Source code of charts
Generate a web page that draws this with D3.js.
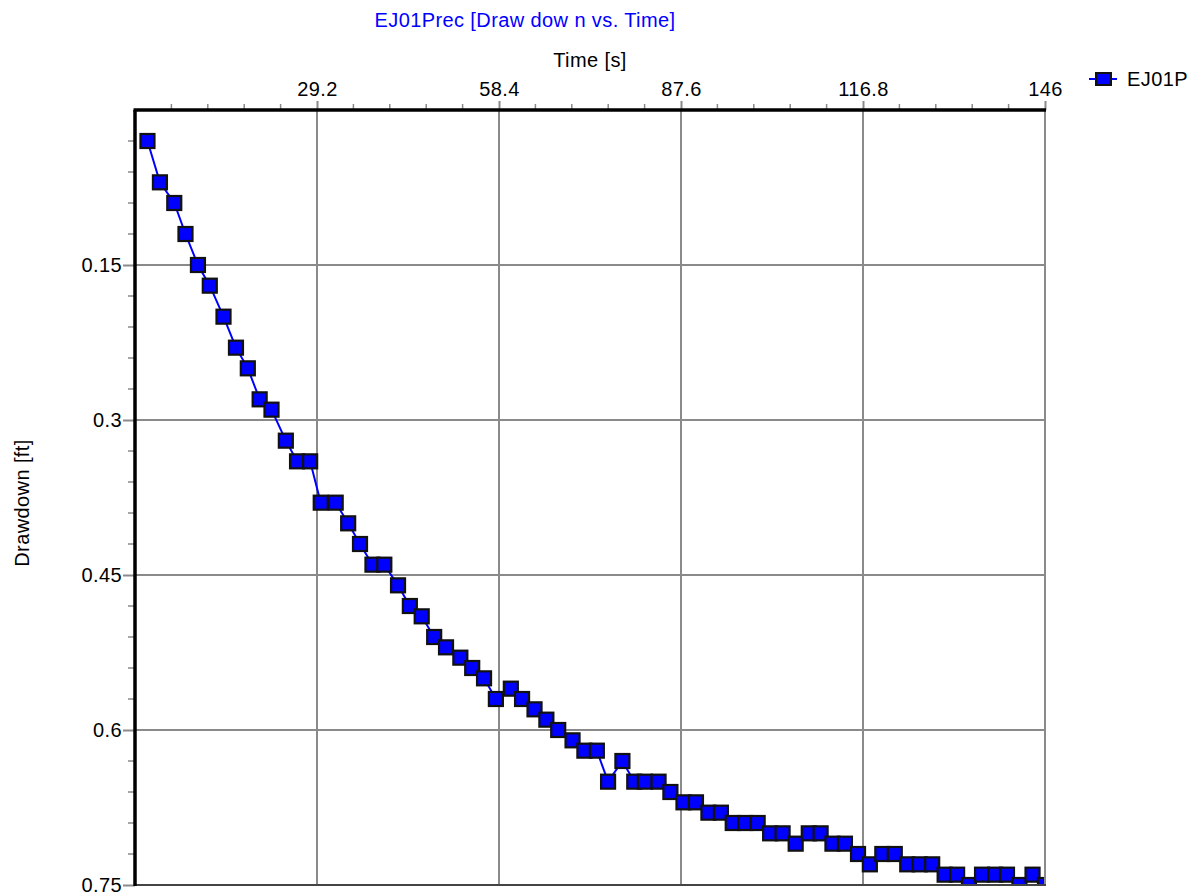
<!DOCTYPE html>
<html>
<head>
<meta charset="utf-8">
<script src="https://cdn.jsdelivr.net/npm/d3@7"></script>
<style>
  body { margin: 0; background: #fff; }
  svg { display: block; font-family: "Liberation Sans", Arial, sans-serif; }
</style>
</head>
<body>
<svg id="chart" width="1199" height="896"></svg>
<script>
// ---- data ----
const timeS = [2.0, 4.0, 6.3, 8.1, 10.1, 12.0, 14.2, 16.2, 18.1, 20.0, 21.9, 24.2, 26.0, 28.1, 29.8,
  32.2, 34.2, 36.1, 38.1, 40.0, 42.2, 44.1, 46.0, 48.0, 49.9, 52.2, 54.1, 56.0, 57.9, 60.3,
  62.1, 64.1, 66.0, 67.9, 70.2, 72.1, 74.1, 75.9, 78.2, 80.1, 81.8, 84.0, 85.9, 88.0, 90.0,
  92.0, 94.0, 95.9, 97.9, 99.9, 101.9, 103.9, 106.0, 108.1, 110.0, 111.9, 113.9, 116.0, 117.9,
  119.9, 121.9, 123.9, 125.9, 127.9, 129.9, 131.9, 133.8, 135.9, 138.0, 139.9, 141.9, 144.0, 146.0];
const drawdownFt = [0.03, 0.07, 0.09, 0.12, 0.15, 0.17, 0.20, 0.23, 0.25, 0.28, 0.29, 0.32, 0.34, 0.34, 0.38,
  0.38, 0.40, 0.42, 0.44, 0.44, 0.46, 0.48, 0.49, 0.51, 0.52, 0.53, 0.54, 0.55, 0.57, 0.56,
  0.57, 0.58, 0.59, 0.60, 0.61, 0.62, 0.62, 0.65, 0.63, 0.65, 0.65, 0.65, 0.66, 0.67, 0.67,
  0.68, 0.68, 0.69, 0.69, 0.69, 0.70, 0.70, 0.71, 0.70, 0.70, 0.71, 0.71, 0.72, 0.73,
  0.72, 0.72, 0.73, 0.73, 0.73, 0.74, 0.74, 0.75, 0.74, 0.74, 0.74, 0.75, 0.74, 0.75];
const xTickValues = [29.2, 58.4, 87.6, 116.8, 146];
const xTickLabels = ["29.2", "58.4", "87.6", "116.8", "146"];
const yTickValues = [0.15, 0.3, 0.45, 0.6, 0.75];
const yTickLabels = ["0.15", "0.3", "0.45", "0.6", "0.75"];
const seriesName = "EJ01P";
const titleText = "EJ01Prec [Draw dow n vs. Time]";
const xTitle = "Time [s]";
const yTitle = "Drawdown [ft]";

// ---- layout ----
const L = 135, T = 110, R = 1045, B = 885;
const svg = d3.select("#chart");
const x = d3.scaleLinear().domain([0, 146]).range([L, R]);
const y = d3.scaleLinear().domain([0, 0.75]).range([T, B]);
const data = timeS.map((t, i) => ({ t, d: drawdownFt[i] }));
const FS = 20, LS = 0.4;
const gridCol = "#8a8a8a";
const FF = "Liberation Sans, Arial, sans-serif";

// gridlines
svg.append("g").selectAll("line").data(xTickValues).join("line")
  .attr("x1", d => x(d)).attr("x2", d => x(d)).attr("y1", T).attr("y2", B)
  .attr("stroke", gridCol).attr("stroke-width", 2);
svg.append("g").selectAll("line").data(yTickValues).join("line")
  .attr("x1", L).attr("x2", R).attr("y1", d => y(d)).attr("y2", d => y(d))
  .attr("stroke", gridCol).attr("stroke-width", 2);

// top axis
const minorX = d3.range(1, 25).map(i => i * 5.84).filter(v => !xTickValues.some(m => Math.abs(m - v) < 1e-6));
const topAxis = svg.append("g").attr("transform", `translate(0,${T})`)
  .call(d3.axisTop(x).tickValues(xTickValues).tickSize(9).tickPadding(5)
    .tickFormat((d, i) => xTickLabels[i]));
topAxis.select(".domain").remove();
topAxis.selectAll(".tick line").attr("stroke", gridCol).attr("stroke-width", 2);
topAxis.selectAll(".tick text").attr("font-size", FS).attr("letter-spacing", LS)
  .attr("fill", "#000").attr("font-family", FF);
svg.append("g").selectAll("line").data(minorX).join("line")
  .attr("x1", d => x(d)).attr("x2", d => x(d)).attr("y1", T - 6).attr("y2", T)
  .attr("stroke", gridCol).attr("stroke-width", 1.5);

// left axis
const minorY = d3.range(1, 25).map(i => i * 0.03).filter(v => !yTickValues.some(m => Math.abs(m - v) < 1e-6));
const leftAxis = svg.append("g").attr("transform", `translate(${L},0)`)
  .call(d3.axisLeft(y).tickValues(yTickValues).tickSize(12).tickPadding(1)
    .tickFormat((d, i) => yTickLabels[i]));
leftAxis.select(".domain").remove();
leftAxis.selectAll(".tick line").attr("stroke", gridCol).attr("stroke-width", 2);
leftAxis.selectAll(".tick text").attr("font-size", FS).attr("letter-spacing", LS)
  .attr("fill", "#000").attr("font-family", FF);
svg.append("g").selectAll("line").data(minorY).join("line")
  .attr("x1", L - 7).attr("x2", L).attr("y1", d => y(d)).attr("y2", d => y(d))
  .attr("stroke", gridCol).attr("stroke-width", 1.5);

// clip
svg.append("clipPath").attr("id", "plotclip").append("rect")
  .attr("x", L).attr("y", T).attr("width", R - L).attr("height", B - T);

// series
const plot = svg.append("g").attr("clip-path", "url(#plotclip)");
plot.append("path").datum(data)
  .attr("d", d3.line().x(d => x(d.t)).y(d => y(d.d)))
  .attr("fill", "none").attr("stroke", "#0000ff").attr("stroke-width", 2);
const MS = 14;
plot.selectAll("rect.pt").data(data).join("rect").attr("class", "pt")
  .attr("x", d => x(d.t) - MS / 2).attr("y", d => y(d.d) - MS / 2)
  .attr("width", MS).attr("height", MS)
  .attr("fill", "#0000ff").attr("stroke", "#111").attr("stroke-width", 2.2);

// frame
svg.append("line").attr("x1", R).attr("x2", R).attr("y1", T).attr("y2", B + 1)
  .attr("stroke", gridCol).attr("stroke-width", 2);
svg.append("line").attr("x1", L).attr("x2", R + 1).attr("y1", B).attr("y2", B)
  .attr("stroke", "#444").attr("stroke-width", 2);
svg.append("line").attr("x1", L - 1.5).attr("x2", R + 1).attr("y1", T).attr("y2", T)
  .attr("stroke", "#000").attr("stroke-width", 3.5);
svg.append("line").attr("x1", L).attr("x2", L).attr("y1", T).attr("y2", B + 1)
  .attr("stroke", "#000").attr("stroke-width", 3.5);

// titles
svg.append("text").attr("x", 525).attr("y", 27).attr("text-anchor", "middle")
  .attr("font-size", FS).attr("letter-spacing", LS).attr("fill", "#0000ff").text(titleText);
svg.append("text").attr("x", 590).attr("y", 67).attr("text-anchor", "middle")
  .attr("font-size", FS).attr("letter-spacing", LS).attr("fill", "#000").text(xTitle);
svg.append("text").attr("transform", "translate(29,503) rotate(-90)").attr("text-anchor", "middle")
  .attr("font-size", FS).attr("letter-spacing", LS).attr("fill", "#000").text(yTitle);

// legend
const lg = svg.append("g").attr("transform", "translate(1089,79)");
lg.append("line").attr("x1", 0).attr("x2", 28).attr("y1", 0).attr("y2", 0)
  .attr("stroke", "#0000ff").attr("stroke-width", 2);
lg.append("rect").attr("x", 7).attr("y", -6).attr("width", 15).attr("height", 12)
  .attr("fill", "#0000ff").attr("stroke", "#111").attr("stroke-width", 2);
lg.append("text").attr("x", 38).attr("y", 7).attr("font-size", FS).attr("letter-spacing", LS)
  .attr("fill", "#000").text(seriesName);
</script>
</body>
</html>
---
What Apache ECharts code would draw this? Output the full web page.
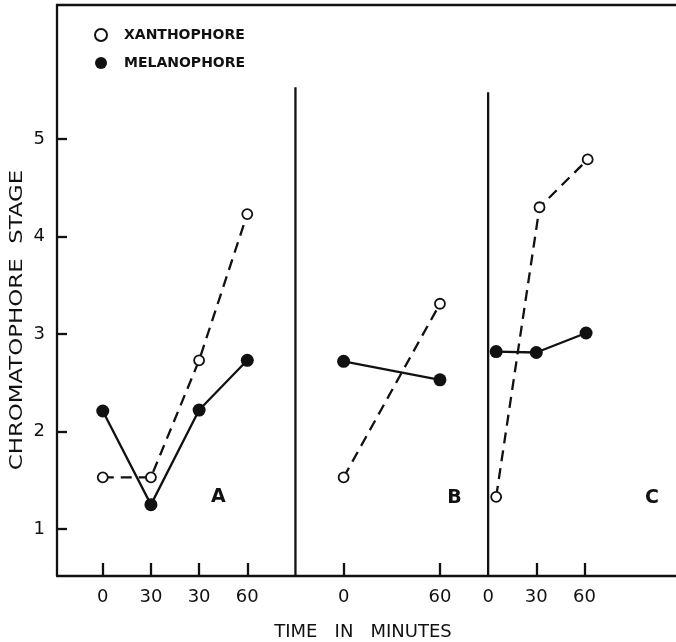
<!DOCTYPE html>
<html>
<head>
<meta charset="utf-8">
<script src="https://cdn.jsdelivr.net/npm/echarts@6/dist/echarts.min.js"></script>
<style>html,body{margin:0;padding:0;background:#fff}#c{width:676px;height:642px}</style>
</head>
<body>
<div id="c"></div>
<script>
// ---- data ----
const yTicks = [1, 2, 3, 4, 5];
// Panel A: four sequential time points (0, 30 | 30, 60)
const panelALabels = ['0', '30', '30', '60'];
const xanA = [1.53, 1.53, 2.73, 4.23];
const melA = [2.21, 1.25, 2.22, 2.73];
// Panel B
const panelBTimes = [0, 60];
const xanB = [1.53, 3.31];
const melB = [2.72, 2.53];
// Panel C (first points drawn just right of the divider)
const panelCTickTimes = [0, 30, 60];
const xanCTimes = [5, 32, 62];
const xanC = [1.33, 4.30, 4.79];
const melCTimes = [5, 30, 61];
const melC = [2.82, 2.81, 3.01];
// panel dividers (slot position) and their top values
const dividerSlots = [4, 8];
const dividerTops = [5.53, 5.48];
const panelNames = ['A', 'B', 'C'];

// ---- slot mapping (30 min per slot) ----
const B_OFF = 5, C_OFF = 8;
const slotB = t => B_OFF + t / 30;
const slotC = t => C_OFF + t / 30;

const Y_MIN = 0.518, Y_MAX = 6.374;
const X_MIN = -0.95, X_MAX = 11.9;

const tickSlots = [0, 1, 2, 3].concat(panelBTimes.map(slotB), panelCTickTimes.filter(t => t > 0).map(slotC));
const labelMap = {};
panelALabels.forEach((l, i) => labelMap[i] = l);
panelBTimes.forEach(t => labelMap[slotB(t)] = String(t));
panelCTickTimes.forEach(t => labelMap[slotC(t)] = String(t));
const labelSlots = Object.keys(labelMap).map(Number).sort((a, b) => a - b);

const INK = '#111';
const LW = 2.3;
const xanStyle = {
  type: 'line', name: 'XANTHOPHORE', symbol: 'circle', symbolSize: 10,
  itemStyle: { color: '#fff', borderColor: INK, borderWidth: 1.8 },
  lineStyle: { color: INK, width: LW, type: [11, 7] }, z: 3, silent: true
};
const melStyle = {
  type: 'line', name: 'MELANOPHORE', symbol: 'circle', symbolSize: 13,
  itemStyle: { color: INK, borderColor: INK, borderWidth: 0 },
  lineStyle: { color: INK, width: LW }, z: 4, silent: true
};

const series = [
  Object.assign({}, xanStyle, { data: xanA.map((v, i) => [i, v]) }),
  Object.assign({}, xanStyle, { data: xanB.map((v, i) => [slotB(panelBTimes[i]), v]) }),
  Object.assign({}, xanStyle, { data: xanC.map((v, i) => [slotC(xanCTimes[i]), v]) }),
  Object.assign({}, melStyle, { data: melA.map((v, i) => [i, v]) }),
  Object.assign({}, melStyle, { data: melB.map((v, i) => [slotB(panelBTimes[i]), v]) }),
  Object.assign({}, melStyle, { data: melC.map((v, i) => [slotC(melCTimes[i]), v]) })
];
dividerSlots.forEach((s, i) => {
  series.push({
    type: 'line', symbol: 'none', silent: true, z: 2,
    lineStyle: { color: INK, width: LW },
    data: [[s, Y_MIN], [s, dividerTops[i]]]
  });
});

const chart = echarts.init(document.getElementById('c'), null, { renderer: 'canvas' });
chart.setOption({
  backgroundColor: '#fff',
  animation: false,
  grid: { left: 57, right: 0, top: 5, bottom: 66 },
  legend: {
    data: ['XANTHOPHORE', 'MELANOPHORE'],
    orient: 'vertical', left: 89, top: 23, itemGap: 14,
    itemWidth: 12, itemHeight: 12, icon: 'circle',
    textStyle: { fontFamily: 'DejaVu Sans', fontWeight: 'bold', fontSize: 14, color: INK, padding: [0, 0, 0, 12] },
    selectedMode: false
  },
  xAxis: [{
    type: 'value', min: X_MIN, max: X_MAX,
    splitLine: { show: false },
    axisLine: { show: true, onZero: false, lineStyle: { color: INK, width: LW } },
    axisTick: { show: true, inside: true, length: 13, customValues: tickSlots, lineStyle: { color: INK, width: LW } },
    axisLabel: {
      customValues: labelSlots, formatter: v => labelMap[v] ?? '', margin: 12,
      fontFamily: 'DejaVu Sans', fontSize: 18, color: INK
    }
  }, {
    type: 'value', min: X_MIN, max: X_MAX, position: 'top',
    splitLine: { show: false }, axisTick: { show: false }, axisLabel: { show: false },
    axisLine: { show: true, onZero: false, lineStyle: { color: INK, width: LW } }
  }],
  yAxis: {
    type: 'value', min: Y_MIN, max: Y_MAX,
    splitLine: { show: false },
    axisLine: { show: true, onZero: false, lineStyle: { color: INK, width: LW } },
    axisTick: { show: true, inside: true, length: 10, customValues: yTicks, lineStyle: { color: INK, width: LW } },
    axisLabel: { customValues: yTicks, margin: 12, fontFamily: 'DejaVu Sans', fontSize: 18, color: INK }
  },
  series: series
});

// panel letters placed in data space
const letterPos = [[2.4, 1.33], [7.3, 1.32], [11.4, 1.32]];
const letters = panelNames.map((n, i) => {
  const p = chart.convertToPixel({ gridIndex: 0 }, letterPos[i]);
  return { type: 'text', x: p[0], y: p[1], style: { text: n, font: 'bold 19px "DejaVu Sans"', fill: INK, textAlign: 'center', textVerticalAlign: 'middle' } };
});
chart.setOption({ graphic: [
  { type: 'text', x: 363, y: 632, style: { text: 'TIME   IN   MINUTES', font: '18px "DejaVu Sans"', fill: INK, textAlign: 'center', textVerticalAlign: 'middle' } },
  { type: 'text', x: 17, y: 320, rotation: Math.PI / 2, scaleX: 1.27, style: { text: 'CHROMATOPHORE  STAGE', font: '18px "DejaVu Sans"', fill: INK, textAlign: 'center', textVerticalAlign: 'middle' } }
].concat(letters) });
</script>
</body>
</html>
--
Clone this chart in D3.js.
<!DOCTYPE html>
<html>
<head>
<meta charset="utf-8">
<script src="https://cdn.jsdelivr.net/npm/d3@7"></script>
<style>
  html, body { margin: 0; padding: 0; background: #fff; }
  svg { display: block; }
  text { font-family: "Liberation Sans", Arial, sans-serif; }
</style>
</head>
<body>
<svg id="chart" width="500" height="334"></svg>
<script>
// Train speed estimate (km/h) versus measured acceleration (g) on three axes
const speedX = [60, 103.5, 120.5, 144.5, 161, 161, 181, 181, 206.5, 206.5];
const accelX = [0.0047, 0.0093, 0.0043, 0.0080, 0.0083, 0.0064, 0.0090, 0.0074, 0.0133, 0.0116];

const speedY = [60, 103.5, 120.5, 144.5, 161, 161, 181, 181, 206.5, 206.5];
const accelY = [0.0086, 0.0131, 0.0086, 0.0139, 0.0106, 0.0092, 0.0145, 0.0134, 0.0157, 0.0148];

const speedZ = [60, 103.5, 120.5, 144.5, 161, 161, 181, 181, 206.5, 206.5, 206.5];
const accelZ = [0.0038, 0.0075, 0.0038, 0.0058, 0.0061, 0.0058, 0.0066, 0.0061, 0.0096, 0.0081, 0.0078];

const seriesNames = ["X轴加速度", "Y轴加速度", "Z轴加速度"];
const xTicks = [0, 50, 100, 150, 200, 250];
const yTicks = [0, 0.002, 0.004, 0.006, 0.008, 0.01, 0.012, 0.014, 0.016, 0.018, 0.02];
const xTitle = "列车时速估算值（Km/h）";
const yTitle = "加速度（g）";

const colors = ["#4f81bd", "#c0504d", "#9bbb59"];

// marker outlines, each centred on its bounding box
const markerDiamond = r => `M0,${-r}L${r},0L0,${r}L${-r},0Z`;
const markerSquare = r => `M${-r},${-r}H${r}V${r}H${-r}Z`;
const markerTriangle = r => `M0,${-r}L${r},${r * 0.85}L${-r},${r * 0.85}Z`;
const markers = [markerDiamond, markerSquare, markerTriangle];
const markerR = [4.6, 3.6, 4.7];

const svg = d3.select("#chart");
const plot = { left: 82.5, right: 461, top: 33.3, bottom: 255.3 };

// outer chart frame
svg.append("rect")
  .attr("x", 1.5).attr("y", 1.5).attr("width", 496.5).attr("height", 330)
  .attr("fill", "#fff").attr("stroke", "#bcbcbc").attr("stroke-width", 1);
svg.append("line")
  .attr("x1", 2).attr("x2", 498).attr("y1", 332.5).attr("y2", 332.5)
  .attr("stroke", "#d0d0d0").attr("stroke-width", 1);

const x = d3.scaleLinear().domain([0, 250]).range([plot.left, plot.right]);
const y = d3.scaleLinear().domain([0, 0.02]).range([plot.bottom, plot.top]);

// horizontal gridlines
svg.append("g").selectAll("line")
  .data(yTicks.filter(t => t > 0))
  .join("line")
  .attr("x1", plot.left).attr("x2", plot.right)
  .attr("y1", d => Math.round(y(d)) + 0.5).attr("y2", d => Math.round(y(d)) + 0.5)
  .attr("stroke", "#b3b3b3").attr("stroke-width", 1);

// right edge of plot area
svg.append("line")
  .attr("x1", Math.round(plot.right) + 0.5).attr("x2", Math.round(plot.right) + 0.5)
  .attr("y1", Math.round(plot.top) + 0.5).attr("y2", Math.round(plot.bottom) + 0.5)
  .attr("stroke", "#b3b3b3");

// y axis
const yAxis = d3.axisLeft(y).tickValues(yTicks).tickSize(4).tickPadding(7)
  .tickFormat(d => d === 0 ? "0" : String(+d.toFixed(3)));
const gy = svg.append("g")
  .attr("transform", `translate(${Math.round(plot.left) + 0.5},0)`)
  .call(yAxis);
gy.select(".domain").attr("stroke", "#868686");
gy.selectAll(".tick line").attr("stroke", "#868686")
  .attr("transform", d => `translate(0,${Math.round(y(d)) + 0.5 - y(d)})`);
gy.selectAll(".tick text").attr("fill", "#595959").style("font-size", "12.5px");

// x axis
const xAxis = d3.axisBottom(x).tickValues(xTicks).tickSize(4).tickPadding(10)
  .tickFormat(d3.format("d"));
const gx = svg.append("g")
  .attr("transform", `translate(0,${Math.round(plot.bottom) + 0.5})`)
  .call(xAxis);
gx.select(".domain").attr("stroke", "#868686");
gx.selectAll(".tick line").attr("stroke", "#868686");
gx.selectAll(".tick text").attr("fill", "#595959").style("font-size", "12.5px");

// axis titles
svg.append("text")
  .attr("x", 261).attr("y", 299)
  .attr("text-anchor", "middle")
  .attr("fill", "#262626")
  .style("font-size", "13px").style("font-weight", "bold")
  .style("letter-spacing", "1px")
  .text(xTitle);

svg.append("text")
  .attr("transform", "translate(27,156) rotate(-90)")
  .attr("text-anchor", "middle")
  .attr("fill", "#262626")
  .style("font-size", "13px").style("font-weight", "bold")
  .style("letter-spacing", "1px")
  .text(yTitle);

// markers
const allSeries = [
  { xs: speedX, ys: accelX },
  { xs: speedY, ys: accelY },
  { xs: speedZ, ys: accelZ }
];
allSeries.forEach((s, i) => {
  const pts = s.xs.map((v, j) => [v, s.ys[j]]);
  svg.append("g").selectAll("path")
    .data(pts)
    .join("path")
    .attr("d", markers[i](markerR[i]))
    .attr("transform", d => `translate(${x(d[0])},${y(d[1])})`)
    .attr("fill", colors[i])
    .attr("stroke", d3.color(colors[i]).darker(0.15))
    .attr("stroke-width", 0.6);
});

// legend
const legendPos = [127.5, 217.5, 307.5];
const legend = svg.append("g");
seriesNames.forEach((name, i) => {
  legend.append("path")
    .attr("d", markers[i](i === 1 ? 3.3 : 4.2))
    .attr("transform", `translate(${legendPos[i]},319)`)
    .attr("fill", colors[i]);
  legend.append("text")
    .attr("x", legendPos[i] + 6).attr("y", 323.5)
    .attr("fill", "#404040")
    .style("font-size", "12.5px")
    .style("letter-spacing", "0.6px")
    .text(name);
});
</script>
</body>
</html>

# Required work:
Scan the data above and copy every line with "this" in it.

# In response:
Generate a web page that draws this with D3.js.
What Apache ECharts code would draw this? Output the full web page.
Clone this chart in D3.js.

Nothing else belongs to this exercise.